May 12, 2013
Even if a venture capitalist funds you, they’re expecting you to fail. Most startups in their portfolio do. All they need is that one home run – the billion-dollar acquisition like Instagram – that will make up for all the rest.
But to get funding, you do have to be capable of such a brilliant outcome. And most startups aren’t: their market is too small, or their growth is too slow. And so they don’t get venture funding.
And those startups aren’t right for accelerators, either. The traditional accelerator model, which offers seed funding, is based on the assumption that you’ll raise more funding or have a big exit later. In fact, for TechStars and Y Combinator, venture funding is part of the package. And percentage of funded startups is a metric of success that accelerators boast about.
What about the rest of the startups? Sramana Mitra estimates that 99 percent of companies that consider venture funding don’t fit the venture model.
“This is the stable middle of the economy that needs to have an infrastructure around it to support it, and there isn’t such an infrastructure,” says Mitra. “For a robust economy to function steadily, the middle is where we need a robust set of companies.”
Mitras’s incubator, One Million by One Million (1M/1M), is inclusive rather than exclusive: she hopes to foster a wide range of companies that have the potential for less-than-mind-blowing success. Her goal is to help 1 million entrepreneurs reach $1 million in annual revenue: an amount that most VCs wouldn’t find appealing.

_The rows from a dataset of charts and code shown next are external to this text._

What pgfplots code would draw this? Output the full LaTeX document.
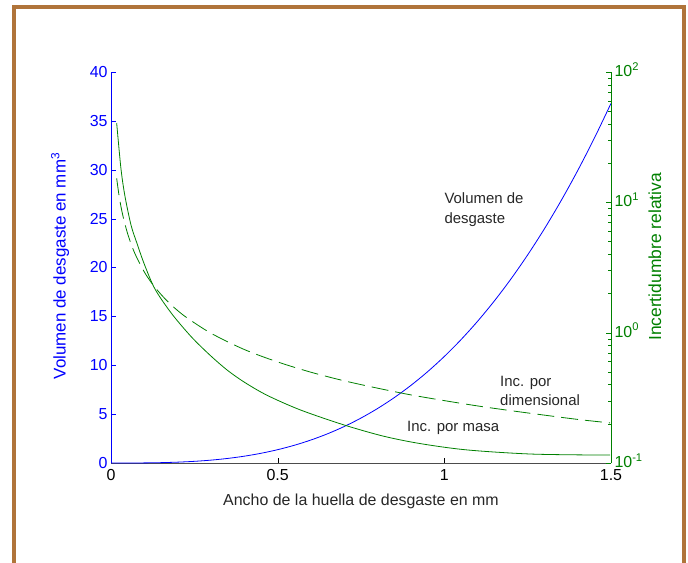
\documentclass[border=0pt]{standalone}
\usepackage{fontspec}
\setmainfont{Liberation Sans}
\usepackage{pgfplots}
\pgfplotsset{compat=1.18}
\definecolor{mgreen}{RGB}{0,128,0}
\definecolor{framebrown}{RGB}{176,116,58}
\begin{document}
\begin{tikzpicture}
\path[use as bounding box] (0,0) rectangle (688bp,563bp);
\draw[framebrown, line width=4bp, line join=miter] (14bp,-4bp) -- (14bp,556bp) -- (684bp,556bp) -- (684bp,-4bp);
\begin{axis}[
  at={(111bp,100bp)}, anchor=south west,
  width=500bp, height=391bp, scale only axis,
  xmin=0, xmax=1.5, ymin=0, ymax=40,
  axis x line*=bottom, axis y line*=left,
  tick align=inside, major tick length=5bp,
  xtick={0,0.5,1,1.5}, xticklabels={0,0.5,1,1.5},
  ytick={0,5,10,15,20,25,30,35,40},
  x axis line style={black!70},
  y axis line style={blue},
  xtick style={black}, ytick style={blue},
  yticklabel style={blue},
  ticklabel style={font=\fontsize{16}{19}\selectfont},
  xticklabel style={yshift=-3bp},
  /pgf/number format/assume math mode=true,
  xlabel={Ancho de la huella de desgaste en mm},
  ylabel={Volumen de desgaste en mm\textsuperscript{3}},
  xlabel style={font=\fontsize{16}{19}\selectfont, at={(axis description cs:0.5,-0.097)}, anchor=center, black!85},
  ylabel style={font=\fontsize{17}{20}\selectfont, at={(axis description cs:-0.102,0.504)}, anchor=center, blue},
  clip=false,
]
\addplot[blue, line width=0.8bp, smooth] coordinates {
(0,0) (0.05,0.00136) (0.1,0.0109) (0.15,0.0368) (0.2,0.0872) (0.25,0.170)
(0.3,0.294) (0.35,0.467) (0.4,0.698) (0.45,0.993) (0.5,1.363) (0.55,1.813)
(0.6,2.354) (0.65,2.993) (0.7,3.739) (0.75,4.598) (0.8,5.581) (0.85,6.694)
(0.9,7.946) (0.95,9.345) (1.0,10.9) (1.05,12.618) (1.1,14.508) (1.15,16.578)
(1.2,18.835) (1.25,21.289) (1.3,23.947) (1.35,26.818) (1.4,29.910) (1.45,33.231)
(1.5,36.788)};
\node[anchor=west, align=left, inner sep=0pt, black!85, font=\fontsize{15}{20}\selectfont] at (axis cs:1.0,25.9) {Volumen de\\desgaste};
\node[anchor=west, align=left, inner sep=0pt, black!85, font=\fontsize{15}{19}\selectfont] at (axis cs:1.167,7.42) {Inc. por\\dimensional};
\node[anchor=west, align=left, inner sep=0pt, black!85, font=\fontsize{15}{19}\selectfont] at (axis cs:0.888,3.58) {Inc. por masa};
\end{axis}
\begin{axis}[
  at={(111bp,100bp)}, anchor=south west,
  width=500bp, height=391bp, scale only axis,
  xmin=0, xmax=1.5, ymode=log, ymin=0.1, ymax=100,
  axis x line=none, axis y line*=right,
  tick align=inside, major tick length=5bp, minor tick length=3bp,
  ytick={0.1,1,10,100},
  yticklabels={10\textsuperscript{-1},10\textsuperscript{0},10\textsuperscript{1},10\textsuperscript{2}},
  minor ytick={0.2,0.3,0.4,0.5,0.6,0.7,0.8,0.9,2,3,4,5,6,7,8,9,20,30,40,50,60,70,80,90},
  y axis line style={mgreen},
  ytick style={mgreen}, minor y tick style={mgreen},
  yticklabel style={mgreen, font=\fontsize{16}{19}\selectfont, yshift=2.5bp},
  ylabel={Incertidumbre relativa},
  ylabel style={mgreen, font=\fontsize{17.5}{20}\selectfont, at={(axis description cs:1.088,0.527)}, anchor=center},
]
\addplot[mgreen, line width=0.8bp, smooth] coordinates {
(0.017,40.6) (0.03,18.0) (0.042,11.1) (0.06,6.7) (0.077,4.92) (0.1,3.35)
(0.132,2.16) (0.182,1.40) (0.242,0.923) (0.3,0.661) (0.35,0.513) (0.4,0.417)
(0.468,0.331) (0.567,0.256) (0.696,0.197) (0.816,0.161) (0.927,0.141)
(1.068,0.126) (1.266,0.117) (1.497,0.115)};
\addplot[mgreen, line width=0.8bp, smooth, dash pattern=on 17bp off 7bp] coordinates {
(0.017,15.3) (0.025,10.9) (0.035,8.03) (0.05,5.74) (0.07,4.14) (0.1,2.92)
(0.13,2.26) (0.17,1.735) (0.22,1.345) (0.3,0.99) (0.4,0.7425) (0.5,0.596)
(0.6,0.497) (0.7,0.427) (0.8,0.375) (0.9,0.333) (1.0,0.301) (1.1,0.274)
(1.2,0.252) (1.3,0.233) (1.4,0.216) (1.497,0.203)};
\end{axis}
\end{tikzpicture}
\end{document}
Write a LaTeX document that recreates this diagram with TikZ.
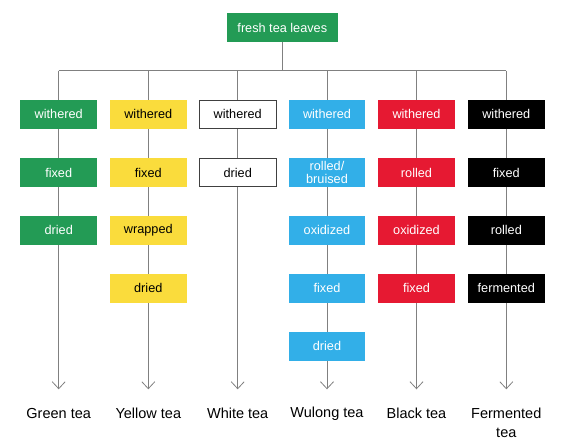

Entrepreneurs pay $1,000 per year for access to the virtual incubator, including classes on everything from bootstrapping to customer acquisition to branding, and introductions to customers and partners. They can attend public and private roundtables to pitch and get feedback. So far, 100,000 people have used the platform, and at least 12 companies have reached that $1 million mark.
Last week, 1M/1M launched their incubator-in-a-box program. As the name implies, it lets organizations like nonprofits, governments, banks, and angel investors start an incubator without the hassle. They pay the standard $1,000 per entrepreneur, and 1M/1M will help them manage the selection process. Startups selected get access to 1M/1M’s offerings, plus any services that the organization wants to add on.
Given fears about the Series A crunch – the abundance of startups who receive seed funding but no more – it’s debatable whether we need more early-stage startup hopefuls. But perhaps the 1M/1M program will spread a new message: being “unfundable” might not be such a bad thing.